## Written task
Starting at the top of the listing, extract every line up to and including the one with "(M) at (337.5,590);". Pictures stay out of the copy.
#####
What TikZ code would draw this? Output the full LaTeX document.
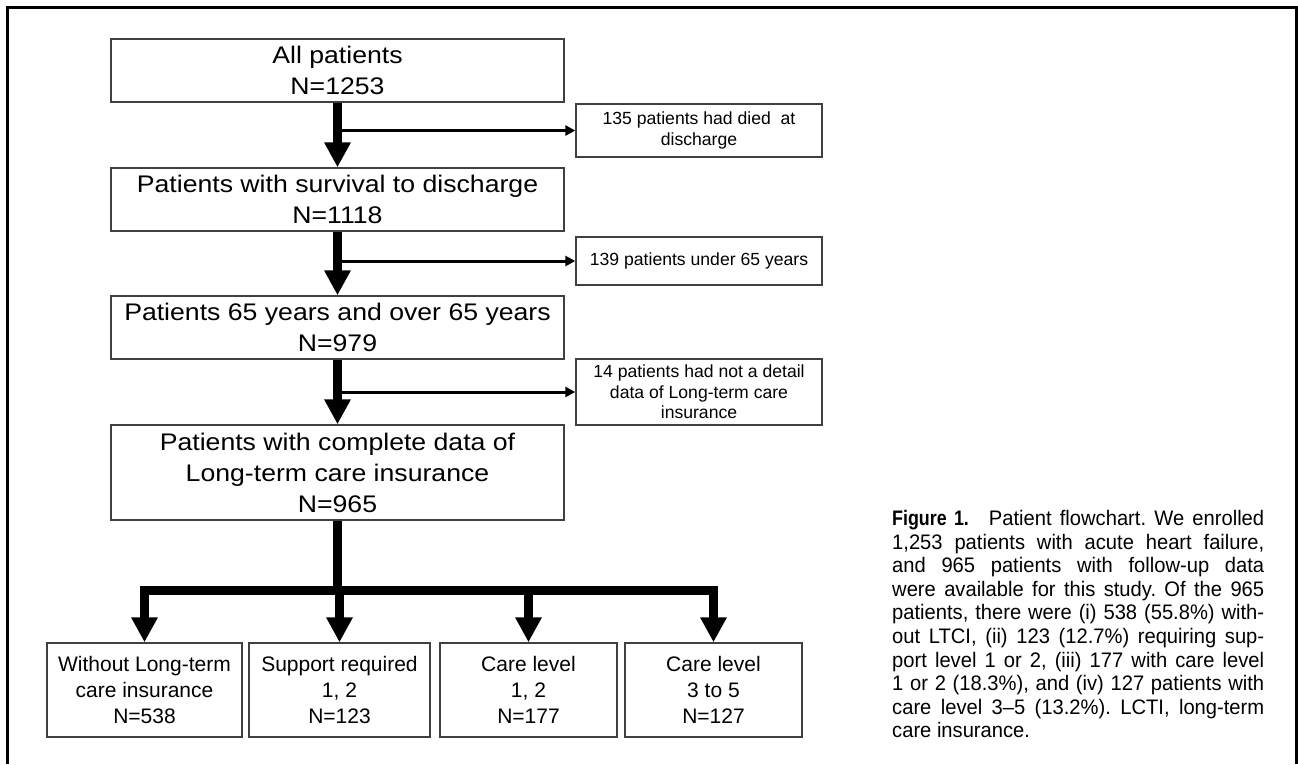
\documentclass[tikz,border=0pt]{standalone}
\usepackage{fontspec}
\usepackage{tikz}
\usetikzlibrary{arrows.meta}
\setmainfont{Liberation Sans}
\newfontfamily\widefont[FakeStretch=1.11]{Liberation Sans}
\newfontfamily\capfont[FakeStretch=0.96]{Liberation Sans}
\newfontfamily\capbold[FakeStretch=0.85]{Liberation Sans}

\begin{document}
\begin{tikzpicture}[x=1pt,y=-1pt,
    mainbox/.style={rectangle, draw=black!75, line width=1.4pt, fill=white, minimum width=453pt, minimum height=63pt, inner sep=0pt, align=center, font=\widefont\fontsize{24}{31}\selectfont},
    sidebox/.style={rectangle, draw=black!75, line width=1.4pt, fill=white, minimum width=246pt, inner sep=0pt, align=center, font=\fontsize{17.6}{20.5}\selectfont},
    endbox/.style={rectangle, draw=black!75, line width=1.4pt, fill=white, minimum height=94pt, inner sep=0pt, align=center, font=\fontsize{21}{26}\selectfont}]
            \useasboundingbox (0,0) rectangle (1298,764);
            \draw[line width=3pt] (7,764) |- (1296,7) -- (1296,764);

            \node[mainbox] (A) at (337.5,70.5) {All patients\\N=1253};
            \node[mainbox] (B) at (337.5,199.5) {Patients with survival to discharge\\N=1118};
            \node[mainbox] (C) at (337.5,327.5) {Patients 65 years and over 65 years\\N=979};
            \node[mainbox, minimum height=95pt] (D) at (337.5,472.5) {Patients with complete data of\\Long-term care insurance\\N=965};
            \node[sidebox, minimum height=53pt] (S1) at (699,130.5) {135 patients had died\ \ at\\discharge};
            \node[sidebox, minimum height=48pt] (S2) at (699,261) {139 patients under 65 years};
            \node[sidebox, minimum height=66pt] (S3) at (699,392) {14 patients had not a detail\\data of Long-term care\\insurance};
            \node[endbox, minimum width=195pt] (E) at (144.5,690) {Without Long-term\\care insurance\\N=538};
            \node[endbox, minimum width=181pt] (F) at (339.5,690) {Support required\\1, 2\\N=123};
            \node[endbox, minimum width=177pt] (G) at (528.5,690) {Care level\\1, 2\\N=177};
            \node[endbox, minimum width=177pt] (H) at (713.5,690) {Care level\\3 to 5\\N=127};
            \coordinate (M) at (337.5,590);

            \node[anchor=north west, inner sep=0pt, text width=372pt, align=justify, font=\capfont\fontsize{21}{23.6}\selectfont] (cap) at (892,510)
              {\hyphenpenalty=10000 \frenchspacing {\capbold\bfseries Figure 1.}\hspace{20pt}Patient flowchart. We enrolled\linebreak
               1,253 patients with acute heart failure,\linebreak
               and 965 patients with follow-up data\linebreak
               were available for this study. Of the 965\linebreak
               patients, there were (i) 538 (55.8\%) with-\linebreak
               out LTCI, (ii) 123 (12.7\%) requiring sup-\linebreak
               port level 1 or 2, (iii) 177 with care level\linebreak
               1 or 2 (18.3\%), and (iv) 127 patients with\linebreak
               care level 3–5 (13.2\%). LCTI, long-term\linebreak
               care insurance.};

            \tikzset{mainarrow/.style={-{Triangle[width=25pt,length=25pt]}, line width=9pt, line join=miter}}
            \tikzset{sidearrow/.style={-{Triangle[width=10pt,length=10pt]}, line width=3pt}}

            \draw[mainarrow] (A) -- (B);
            \draw[mainarrow] (B) -- (C);
            \draw[mainarrow] (C) -- (D);
            \draw[sidearrow] (A.south |- S1.west) -- (S1);
            \draw[sidearrow] (B.south |- S2.west) -- (S2);
            \draw[sidearrow] (C.south |- S3.west) -- (S3);
            \draw[line width=9pt] (D) -- (M);
            \draw[mainarrow] (M) -| (E);
            \draw[mainarrow] (F.north |- M) -- (F);
            \draw[mainarrow] (M) -| (G);
            \draw[mainarrow] (M) -| (H);

        \end{tikzpicture}
\end{document}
#####
## Task result
What TikZ code would draw this? Output the full LaTeX document.
\documentclass[tikz,border=0pt]{standalone}
\usepackage{fontspec}
\usepackage{tikz}
\usetikzlibrary{arrows.meta}
\setmainfont{Liberation Sans}
\newfontfamily\widefont[FakeStretch=1.11]{Liberation Sans}
\newfontfamily\capfont[FakeStretch=0.96]{Liberation Sans}
\newfontfamily\capbold[FakeStretch=0.85]{Liberation Sans}

\begin{document}
\begin{tikzpicture}[x=1pt,y=-1pt,
    mainbox/.style={rectangle, draw=black!75, line width=1.4pt, fill=white, minimum width=453pt, minimum height=63pt, inner sep=0pt, align=center, font=\widefont\fontsize{24}{31}\selectfont},
    sidebox/.style={rectangle, draw=black!75, line width=1.4pt, fill=white, minimum width=246pt, inner sep=0pt, align=center, font=\fontsize{17.6}{20.5}\selectfont},
    endbox/.style={rectangle, draw=black!75, line width=1.4pt, fill=white, minimum height=94pt, inner sep=0pt, align=center, font=\fontsize{21}{26}\selectfont}]
            \useasboundingbox (0,0) rectangle (1298,764);
            \draw[line width=3pt] (7,764) |- (1296,7) -- (1296,764);

            \node[mainbox] (A) at (337.5,70.5) {All patients\\N=1253};
            \node[mainbox] (B) at (337.5,199.5) {Patients with survival to discharge\\N=1118};
            \node[mainbox] (C) at (337.5,327.5) {Patients 65 years and over 65 years\\N=979};
            \node[mainbox, minimum height=95pt] (D) at (337.5,472.5) {Patients with complete data of\\Long-term care insurance\\N=965};
            \node[sidebox, minimum height=53pt] (S1) at (699,130.5) {135 patients had died\ \ at\\discharge};
            \node[sidebox, minimum height=48pt] (S2) at (699,261) {139 patients under 65 years};
            \node[sidebox, minimum height=66pt] (S3) at (699,392) {14 patients had not a detail\\data of Long-term care\\insurance};
            \node[endbox, minimum width=195pt] (E) at (144.5,690) {Without Long-term\\care insurance\\N=538};
            \node[endbox, minimum width=181pt] (F) at (339.5,690) {Support required\\1, 2\\N=123};
            \node[endbox, minimum width=177pt] (G) at (528.5,690) {Care level\\1, 2\\N=177};
            \node[endbox, minimum width=177pt] (H) at (713.5,690) {Care level\\3 to 5\\N=127};
            \coordinate (M) at (337.5,590);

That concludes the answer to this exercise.